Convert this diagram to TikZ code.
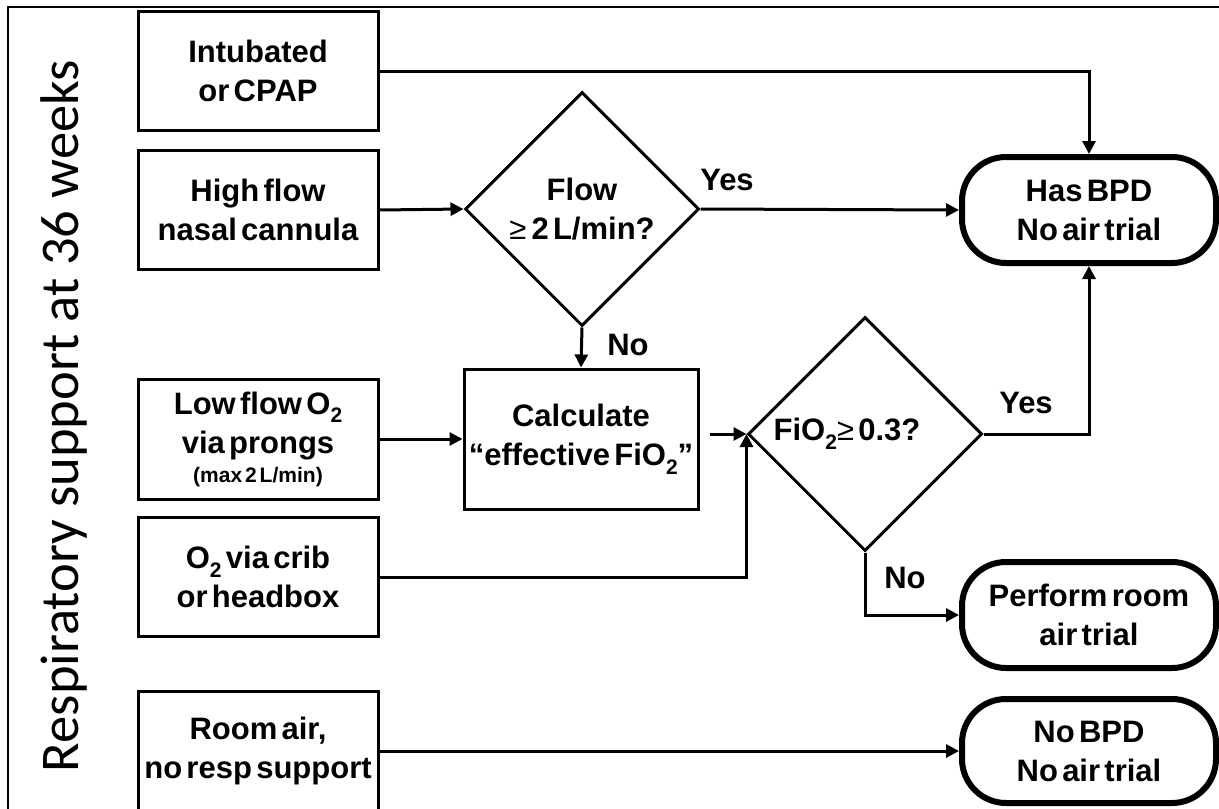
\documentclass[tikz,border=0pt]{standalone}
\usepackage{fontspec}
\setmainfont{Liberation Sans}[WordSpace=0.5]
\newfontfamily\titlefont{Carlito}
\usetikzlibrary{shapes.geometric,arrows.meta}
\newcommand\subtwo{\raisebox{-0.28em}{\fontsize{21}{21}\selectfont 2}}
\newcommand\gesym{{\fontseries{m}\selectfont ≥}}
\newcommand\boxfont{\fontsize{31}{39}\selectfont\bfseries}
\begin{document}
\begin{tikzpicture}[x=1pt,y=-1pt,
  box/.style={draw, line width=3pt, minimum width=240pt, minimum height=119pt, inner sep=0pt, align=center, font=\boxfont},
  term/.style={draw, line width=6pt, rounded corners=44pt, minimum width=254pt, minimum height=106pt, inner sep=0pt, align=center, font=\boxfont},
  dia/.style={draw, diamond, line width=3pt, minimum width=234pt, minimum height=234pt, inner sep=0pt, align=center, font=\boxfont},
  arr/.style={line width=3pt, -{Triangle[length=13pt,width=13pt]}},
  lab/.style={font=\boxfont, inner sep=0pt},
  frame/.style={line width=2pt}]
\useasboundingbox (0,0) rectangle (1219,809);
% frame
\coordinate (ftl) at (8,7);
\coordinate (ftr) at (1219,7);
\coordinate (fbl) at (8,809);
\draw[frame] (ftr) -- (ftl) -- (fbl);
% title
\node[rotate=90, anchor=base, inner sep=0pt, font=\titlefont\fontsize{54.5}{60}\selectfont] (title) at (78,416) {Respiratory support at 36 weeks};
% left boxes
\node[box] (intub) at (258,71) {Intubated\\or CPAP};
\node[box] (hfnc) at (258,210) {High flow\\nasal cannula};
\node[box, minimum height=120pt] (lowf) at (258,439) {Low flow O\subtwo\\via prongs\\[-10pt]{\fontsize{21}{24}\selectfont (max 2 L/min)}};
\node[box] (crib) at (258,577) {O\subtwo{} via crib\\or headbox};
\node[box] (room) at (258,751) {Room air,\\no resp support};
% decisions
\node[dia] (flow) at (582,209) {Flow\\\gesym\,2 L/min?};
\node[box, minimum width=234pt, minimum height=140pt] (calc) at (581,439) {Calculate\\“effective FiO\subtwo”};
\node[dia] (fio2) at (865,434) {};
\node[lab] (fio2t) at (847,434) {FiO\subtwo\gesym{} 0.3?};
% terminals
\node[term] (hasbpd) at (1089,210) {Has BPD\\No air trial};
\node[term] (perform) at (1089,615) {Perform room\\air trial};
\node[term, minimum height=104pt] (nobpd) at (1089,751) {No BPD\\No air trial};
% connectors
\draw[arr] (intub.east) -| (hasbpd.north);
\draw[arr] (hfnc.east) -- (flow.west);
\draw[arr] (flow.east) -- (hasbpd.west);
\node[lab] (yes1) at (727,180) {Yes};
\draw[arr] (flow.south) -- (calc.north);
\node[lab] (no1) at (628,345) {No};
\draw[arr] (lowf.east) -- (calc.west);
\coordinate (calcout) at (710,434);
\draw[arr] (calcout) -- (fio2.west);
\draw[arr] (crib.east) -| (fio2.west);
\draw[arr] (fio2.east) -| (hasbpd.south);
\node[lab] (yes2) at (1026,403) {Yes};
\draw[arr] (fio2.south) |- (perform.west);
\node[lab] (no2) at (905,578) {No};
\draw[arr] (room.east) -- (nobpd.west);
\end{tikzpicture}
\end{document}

◆ **Instructions for the task**
Transcribe the preceding listing in its entirety and with exact wording, leaving out pictures.

◆ **Full answer**
Convert this diagram to TikZ code.
\documentclass[tikz,border=0pt]{standalone}
\usepackage{fontspec}
\setmainfont{Liberation Sans}[WordSpace=0.5]
\newfontfamily\titlefont{Carlito}
\usetikzlibrary{shapes.geometric,arrows.meta}
\newcommand\subtwo{\raisebox{-0.28em}{\fontsize{21}{21}\selectfont 2}}
\newcommand\gesym{{\fontseries{m}\selectfont ≥}}
\newcommand\boxfont{\fontsize{31}{39}\selectfont\bfseries}
\begin{document}
\begin{tikzpicture}[x=1pt,y=-1pt,
  box/.style={draw, line width=3pt, minimum width=240pt, minimum height=119pt, inner sep=0pt, align=center, font=\boxfont},
  term/.style={draw, line width=6pt, rounded corners=44pt, minimum width=254pt, minimum height=106pt, inner sep=0pt, align=center, font=\boxfont},
  dia/.style={draw, diamond, line width=3pt, minimum width=234pt, minimum height=234pt, inner sep=0pt, align=center, font=\boxfont},
  arr/.style={line width=3pt, -{Triangle[length=13pt,width=13pt]}},
  lab/.style={font=\boxfont, inner sep=0pt},
  frame/.style={line width=2pt}]
\useasboundingbox (0,0) rectangle (1219,809);
% frame
\coordinate (ftl) at (8,7);
\coordinate (ftr) at (1219,7);
\coordinate (fbl) at (8,809);
\draw[frame] (ftr) -- (ftl) -- (fbl);
% title
\node[rotate=90, anchor=base, inner sep=0pt, font=\titlefont\fontsize{54.5}{60}\selectfont] (title) at (78,416) {Respiratory support at 36 weeks};
% left boxes
\node[box] (intub) at (258,71) {Intubated\\or CPAP};
\node[box] (hfnc) at (258,210) {High flow\\nasal cannula};
\node[box, minimum height=120pt] (lowf) at (258,439) {Low flow O\subtwo\\via prongs\\[-10pt]{\fontsize{21}{24}\selectfont (max 2 L/min)}};
\node[box] (crib) at (258,577) {O\subtwo{} via crib\\or headbox};
\node[box] (room) at (258,751) {Room air,\\no resp support};
% decisions
\node[dia] (flow) at (582,209) {Flow\\\gesym\,2 L/min?};
\node[box, minimum width=234pt, minimum height=140pt] (calc) at (581,439) {Calculate\\“effective FiO\subtwo”};
\node[dia] (fio2) at (865,434) {};
\node[lab] (fio2t) at (847,434) {FiO\subtwo\gesym{} 0.3?};
% terminals
\node[term] (hasbpd) at (1089,210) {Has BPD\\No air trial};
\node[term] (perform) at (1089,615) {Perform room\\air trial};
\node[term, minimum height=104pt] (nobpd) at (1089,751) {No BPD\\No air trial};
% connectors
\draw[arr] (intub.east) -| (hasbpd.north);
\draw[arr] (hfnc.east) -- (flow.west);
\draw[arr] (flow.east) -- (hasbpd.west);
\node[lab] (yes1) at (727,180) {Yes};
\draw[arr] (flow.south) -- (calc.north);
\node[lab] (no1) at (628,345) {No};
\draw[arr] (lowf.east) -- (calc.west);
\coordinate (calcout) at (710,434);
\draw[arr] (calcout) -- (fio2.west);
\draw[arr] (crib.east) -| (fio2.west);
\draw[arr] (fio2.east) -| (hasbpd.south);
\node[lab] (yes2) at (1026,403) {Yes};
\draw[arr] (fio2.south) |- (perform.west);
\node[lab] (no2) at (905,578) {No};
\draw[arr] (room.east) -- (nobpd.west);
\end{tikzpicture}
\end{document}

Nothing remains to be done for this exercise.